Tuesday, January 24, 2017

sentence meaning - Using of past perfect


In the following sentence we use the past perfect tense:



He had probably crashed because he had gone to sleep while he was driving.



I thought the past perfect is used when we're talking about "before-past-events". What in the sentence we're talking about? He have already crashed or it is less direct predicting to the future?



Answer




Context, context, context.


Yes, past perfect may be used to introduce "before-past" events; but the past Reference Time (RT) which such events precede does not have to be explicitly mentioned in the same sentence. Consider, just for instance, two distinct contexts in which this conclusion might be uttered:



The driver left Boston at about 10 am on the 22nd. The crash occurred at 1:40 pm on the 23rd, sixteen hundred miles away; he must have driven through the night, without stopping to sleep. He probably crashed because he went to sleep while he was driving.

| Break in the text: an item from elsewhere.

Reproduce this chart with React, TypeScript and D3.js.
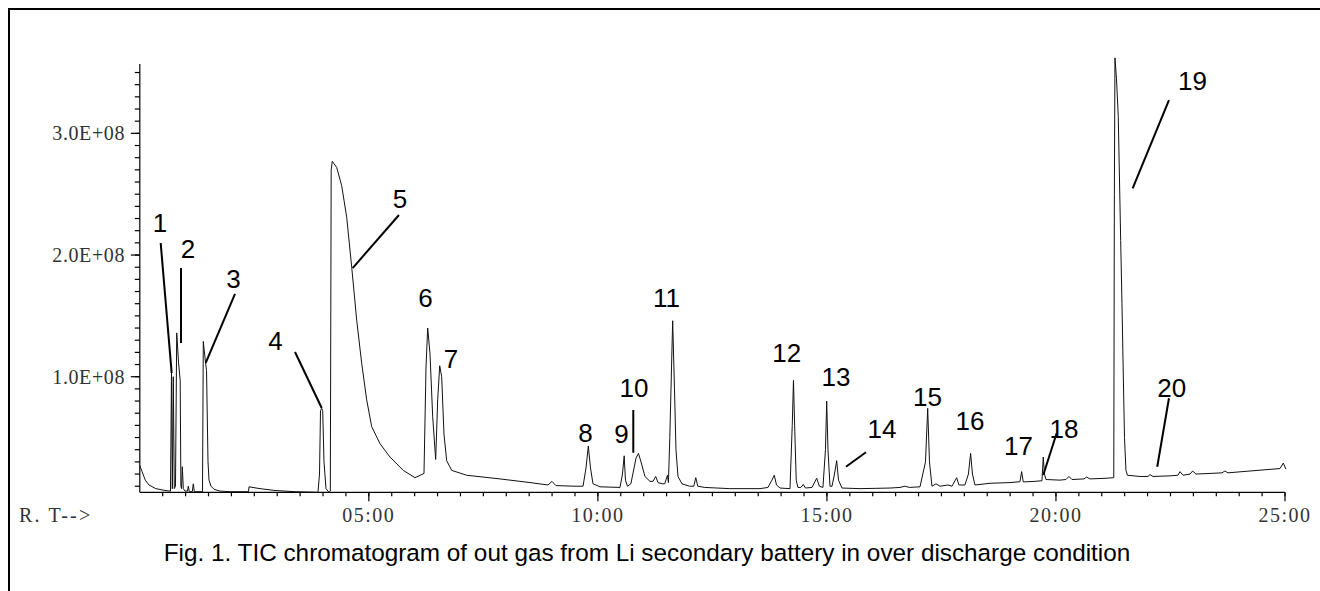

This paragraph puts the sentence in the context of a present judgment. It is uttered (Speech Time) in the present, and it narrates prior events in the simple past, locating those events at a past RT.



Sgt. Turnbull gave evidence for the Highway Patrol. He showed that the driver had been on the road for more than twenty-seven hours without sleeping. He had probably crashed because he had gone to sleep while he was driving.



This paragraph puts the sentence in the context of a past judgment, uttered at the time of the hearing, a past RT. The events it narrates occurred prior to that RT and are consequently expressed with the past perfect.





Note that this is a modal past, not a perfect.